## GIVEN ENTRIES
+++

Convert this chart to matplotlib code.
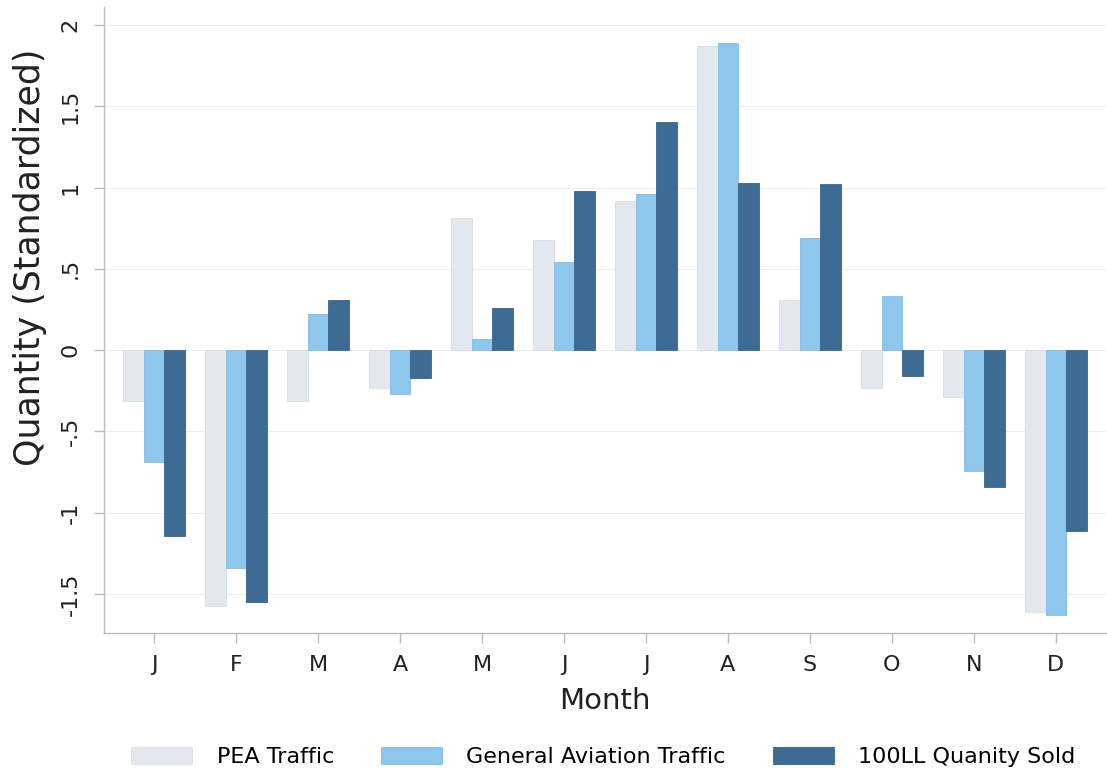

+++

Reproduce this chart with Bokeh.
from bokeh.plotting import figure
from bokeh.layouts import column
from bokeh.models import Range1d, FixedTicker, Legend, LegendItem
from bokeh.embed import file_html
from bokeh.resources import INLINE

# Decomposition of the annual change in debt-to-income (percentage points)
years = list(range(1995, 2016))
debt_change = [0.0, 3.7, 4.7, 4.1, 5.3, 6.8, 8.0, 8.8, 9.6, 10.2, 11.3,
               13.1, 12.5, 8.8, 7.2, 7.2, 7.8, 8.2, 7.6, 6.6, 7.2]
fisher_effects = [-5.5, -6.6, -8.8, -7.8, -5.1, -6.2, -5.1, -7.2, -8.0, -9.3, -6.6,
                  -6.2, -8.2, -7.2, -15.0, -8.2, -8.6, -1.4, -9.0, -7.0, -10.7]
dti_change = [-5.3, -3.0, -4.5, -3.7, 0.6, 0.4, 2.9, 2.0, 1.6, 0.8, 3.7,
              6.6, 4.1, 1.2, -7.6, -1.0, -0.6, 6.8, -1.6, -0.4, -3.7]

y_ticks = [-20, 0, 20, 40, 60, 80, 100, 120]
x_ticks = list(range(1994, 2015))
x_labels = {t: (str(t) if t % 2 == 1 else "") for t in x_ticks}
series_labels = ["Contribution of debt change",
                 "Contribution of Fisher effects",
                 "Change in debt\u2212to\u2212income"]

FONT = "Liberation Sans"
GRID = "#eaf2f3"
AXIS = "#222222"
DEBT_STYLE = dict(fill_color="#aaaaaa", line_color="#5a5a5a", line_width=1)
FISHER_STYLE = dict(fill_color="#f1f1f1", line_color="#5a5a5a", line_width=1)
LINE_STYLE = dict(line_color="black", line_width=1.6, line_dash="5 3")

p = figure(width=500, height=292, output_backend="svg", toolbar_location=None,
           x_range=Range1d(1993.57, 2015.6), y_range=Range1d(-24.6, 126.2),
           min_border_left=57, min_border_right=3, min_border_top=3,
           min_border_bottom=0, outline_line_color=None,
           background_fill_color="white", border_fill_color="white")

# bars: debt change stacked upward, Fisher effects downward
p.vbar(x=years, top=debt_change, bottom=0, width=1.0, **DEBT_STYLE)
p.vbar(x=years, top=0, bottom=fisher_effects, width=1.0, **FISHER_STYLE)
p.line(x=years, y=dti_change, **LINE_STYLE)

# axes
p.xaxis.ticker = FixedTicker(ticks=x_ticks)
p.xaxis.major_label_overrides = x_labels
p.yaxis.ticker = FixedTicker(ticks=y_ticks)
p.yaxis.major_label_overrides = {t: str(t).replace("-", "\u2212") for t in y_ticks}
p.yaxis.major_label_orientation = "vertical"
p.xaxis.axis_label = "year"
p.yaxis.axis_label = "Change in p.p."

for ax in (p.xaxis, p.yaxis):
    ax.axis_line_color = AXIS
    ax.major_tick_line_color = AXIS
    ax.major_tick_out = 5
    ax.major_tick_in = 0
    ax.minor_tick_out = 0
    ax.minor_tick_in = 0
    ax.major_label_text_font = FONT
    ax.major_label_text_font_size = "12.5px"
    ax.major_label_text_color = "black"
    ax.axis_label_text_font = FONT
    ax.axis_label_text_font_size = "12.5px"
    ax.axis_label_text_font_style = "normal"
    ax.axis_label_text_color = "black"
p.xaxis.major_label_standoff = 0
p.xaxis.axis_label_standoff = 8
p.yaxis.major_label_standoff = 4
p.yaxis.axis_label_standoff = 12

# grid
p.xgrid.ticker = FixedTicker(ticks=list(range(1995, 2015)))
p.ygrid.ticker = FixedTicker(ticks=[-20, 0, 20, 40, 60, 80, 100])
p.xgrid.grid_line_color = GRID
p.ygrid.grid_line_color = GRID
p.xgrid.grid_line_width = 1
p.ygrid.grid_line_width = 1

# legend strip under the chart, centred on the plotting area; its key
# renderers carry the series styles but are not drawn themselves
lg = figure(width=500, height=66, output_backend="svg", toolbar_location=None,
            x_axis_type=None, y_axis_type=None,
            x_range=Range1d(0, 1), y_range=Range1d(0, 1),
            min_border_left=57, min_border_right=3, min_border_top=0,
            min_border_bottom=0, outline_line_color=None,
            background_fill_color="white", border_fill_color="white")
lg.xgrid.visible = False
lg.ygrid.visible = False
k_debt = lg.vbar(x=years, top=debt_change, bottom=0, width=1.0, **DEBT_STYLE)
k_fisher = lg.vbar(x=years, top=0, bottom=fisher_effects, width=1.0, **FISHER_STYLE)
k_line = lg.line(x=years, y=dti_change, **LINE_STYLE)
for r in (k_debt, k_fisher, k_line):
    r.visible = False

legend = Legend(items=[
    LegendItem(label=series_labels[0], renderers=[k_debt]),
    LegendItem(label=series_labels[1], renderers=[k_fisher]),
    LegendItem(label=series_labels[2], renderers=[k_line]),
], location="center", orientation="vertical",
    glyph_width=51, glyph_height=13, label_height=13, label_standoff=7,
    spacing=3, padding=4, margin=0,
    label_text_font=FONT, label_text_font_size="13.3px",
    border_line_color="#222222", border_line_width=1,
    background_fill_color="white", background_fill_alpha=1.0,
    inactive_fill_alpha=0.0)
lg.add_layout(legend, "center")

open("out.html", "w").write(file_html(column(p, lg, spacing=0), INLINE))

+++

## PROMPT
State how many lines of the listing above include the word "this". Give nothing but the number.

## REPLY TO THE TASK
2